* [Brief] Repeat only the lines running from the beginning of the material through the line that contains "Solar Annual Returns".

* [Material]
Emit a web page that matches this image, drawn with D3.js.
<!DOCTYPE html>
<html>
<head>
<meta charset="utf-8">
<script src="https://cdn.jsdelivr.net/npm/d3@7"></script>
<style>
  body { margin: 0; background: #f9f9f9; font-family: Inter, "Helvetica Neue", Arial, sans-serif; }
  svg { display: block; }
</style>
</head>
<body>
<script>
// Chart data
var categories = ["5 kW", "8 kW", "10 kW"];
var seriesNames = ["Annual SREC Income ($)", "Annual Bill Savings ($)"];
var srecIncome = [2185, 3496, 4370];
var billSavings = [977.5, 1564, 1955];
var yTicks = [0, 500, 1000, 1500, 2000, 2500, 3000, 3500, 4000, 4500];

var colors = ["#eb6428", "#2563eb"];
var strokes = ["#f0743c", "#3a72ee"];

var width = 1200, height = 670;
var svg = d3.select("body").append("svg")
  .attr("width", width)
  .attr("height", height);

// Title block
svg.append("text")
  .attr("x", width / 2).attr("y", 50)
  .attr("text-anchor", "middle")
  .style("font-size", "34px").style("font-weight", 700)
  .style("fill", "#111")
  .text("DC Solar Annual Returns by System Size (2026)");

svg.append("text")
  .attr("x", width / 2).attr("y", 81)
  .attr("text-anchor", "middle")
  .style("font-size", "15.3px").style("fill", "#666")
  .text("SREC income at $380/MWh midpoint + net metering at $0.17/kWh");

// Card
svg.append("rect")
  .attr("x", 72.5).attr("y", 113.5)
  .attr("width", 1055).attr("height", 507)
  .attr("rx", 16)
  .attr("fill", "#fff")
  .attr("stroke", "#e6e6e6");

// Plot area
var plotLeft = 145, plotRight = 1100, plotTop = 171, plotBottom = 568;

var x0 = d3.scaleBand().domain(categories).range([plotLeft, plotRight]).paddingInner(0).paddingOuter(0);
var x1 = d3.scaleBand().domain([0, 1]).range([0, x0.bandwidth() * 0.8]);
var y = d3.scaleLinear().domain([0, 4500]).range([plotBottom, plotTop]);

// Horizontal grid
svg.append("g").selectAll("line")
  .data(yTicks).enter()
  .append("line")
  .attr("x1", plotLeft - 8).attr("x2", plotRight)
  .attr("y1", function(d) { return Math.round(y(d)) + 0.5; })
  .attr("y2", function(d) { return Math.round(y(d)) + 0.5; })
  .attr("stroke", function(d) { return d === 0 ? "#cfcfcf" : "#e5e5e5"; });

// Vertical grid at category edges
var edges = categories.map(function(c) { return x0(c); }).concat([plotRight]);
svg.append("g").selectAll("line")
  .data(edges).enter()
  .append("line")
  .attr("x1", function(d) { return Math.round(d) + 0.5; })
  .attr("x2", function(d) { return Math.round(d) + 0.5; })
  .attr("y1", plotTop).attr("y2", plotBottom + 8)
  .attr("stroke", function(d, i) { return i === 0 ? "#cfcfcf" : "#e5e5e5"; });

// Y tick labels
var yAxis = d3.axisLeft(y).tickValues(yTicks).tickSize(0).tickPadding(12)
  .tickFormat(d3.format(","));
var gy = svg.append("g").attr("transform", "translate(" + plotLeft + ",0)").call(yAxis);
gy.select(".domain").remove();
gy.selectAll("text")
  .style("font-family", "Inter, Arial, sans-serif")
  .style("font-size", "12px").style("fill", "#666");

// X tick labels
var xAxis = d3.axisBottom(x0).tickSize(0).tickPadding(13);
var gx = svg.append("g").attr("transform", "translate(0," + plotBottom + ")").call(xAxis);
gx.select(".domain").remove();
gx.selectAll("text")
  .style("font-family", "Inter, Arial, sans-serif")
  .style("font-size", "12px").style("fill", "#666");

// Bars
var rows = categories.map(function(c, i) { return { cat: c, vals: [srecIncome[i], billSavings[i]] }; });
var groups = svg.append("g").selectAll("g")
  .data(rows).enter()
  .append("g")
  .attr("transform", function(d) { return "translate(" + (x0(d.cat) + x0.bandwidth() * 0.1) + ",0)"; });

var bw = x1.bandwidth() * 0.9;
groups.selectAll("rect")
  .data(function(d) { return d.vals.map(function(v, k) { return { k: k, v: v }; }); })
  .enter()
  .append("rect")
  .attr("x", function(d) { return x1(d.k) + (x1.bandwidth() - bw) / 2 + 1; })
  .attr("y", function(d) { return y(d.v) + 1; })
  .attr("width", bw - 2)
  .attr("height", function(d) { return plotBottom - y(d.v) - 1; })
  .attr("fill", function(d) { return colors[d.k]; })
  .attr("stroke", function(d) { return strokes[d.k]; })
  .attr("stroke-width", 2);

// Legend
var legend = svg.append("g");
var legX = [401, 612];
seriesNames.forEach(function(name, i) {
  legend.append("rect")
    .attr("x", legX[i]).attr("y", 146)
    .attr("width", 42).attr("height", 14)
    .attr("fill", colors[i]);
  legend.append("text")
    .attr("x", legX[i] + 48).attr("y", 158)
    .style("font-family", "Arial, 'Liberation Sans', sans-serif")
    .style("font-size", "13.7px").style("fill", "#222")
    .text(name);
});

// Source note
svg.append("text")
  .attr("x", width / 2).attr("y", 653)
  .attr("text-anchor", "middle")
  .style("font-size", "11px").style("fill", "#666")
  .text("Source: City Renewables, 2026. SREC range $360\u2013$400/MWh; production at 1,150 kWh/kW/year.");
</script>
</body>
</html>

* [Completed exercise]
Emit a web page that matches this image, drawn with D3.js.
<!DOCTYPE html>
<html>
<head>
<meta charset="utf-8">
<script src="https://cdn.jsdelivr.net/npm/d3@7"></script>
<style>
  body { margin: 0; background: #f9f9f9; font-family: Inter, "Helvetica Neue", Arial, sans-serif; }
  svg { display: block; }
</style>
</head>
<body>
<script>
// Chart data
var categories = ["5 kW", "8 kW", "10 kW"];
var seriesNames = ["Annual SREC Income ($)", "Annual Bill Savings ($)"];
var srecIncome = [2185, 3496, 4370];
var billSavings = [977.5, 1564, 1955];
var yTicks = [0, 500, 1000, 1500, 2000, 2500, 3000, 3500, 4000, 4500];

var colors = ["#eb6428", "#2563eb"];
var strokes = ["#f0743c", "#3a72ee"];

var width = 1200, height = 670;
var svg = d3.select("body").append("svg")
  .attr("width", width)
  .attr("height", height);

// Title block
svg.append("text")
  .attr("x", width / 2).attr("y", 50)
  .attr("text-anchor", "middle")
  .style("font-size", "34px").style("font-weight", 700)
  .style("fill", "#111")
  .text("DC Solar Annual Returns by System Size (2026)");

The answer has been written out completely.